Ridgway was involved in the programme when it began in Ohakune in the late 1970's. His photographic collection which includes historical images of Antarctica, along with this region's conservation treasures, is now in the National Library and it is to be hoped the city will get behind curating an exhibition of this work.
There will be a lot of public interest and what will enrich the show are Ridgway's journal records, also now in our National Library.
But are we going soft, for this record reveals a more adventurous programme than would now get passed OSH?
In the early 1980's he was guiding walks to the Ruapehu summit. This is spectacular terrain, but also spectacularly perilous.
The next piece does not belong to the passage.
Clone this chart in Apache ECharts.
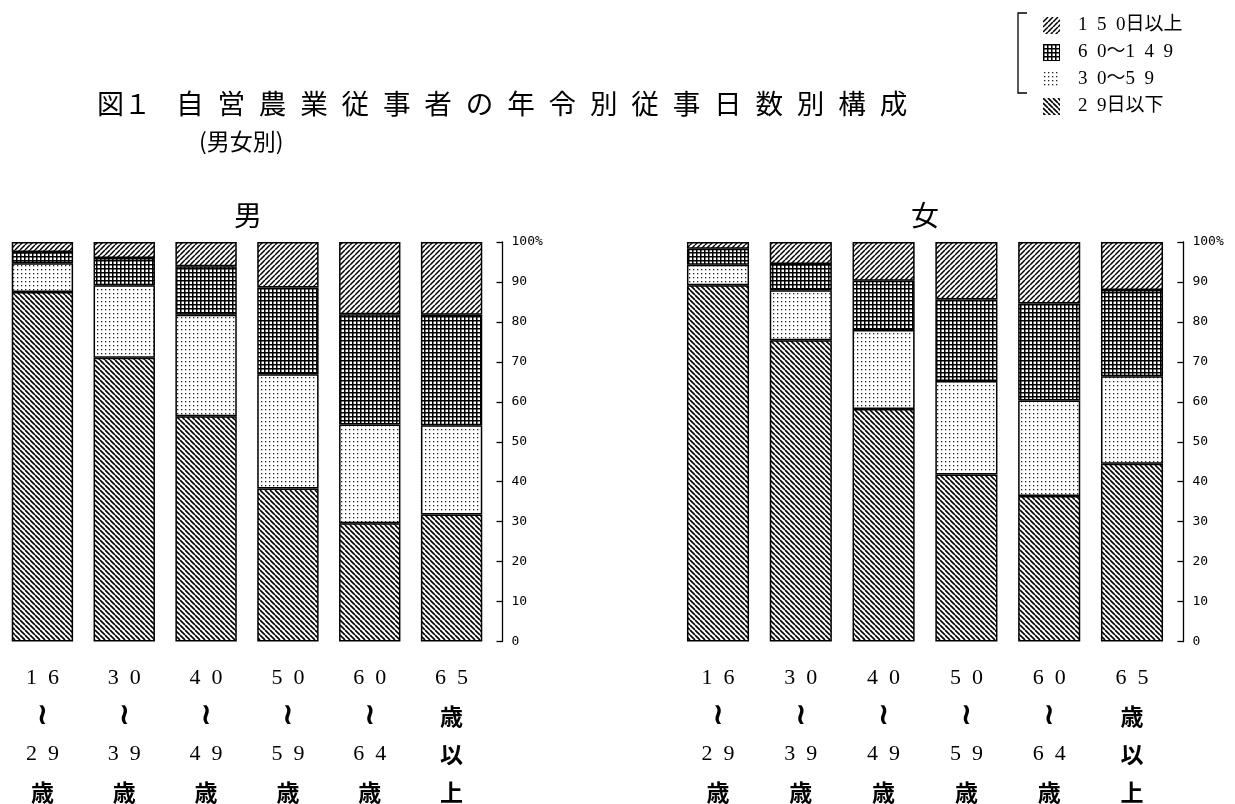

We took groups to the Turoa alpine garden but never the summit and I have vivid memories of cloudless days in January with a wind-chill of around 3C.
We were led by experienced old diggers and just as well, because a mist came up one afternoon where, within 10 minutes, visibility reduced to around 10 metres.
In 1980 24 turned up for Ridgway's inaugural summit climb where, after lunching at the Mangaturuturu hut, they summitted in the afternoon, though some chose not to climb to the top.
Word was getting around and the next year numbers swelled to 37.
This would prove a handful on any day, but there was mist and then rain and still they got sunburnt through the cloud.
Only five didn't make it to the top. But fortune favours the brave, because in 1982, 70 were on the hike.
Those were the days and how fortunate to have a record of them.
Here's an earlier photo (above) from Ridgway to wet your appetite. It's taken at the crater lake in 1965. Graeme Dingle is in the foreground.
That's Sir Graeme these days.
He was 19 and already making a name for himself as a climber. Ridgway recalls how he could move across a rockface like a spider.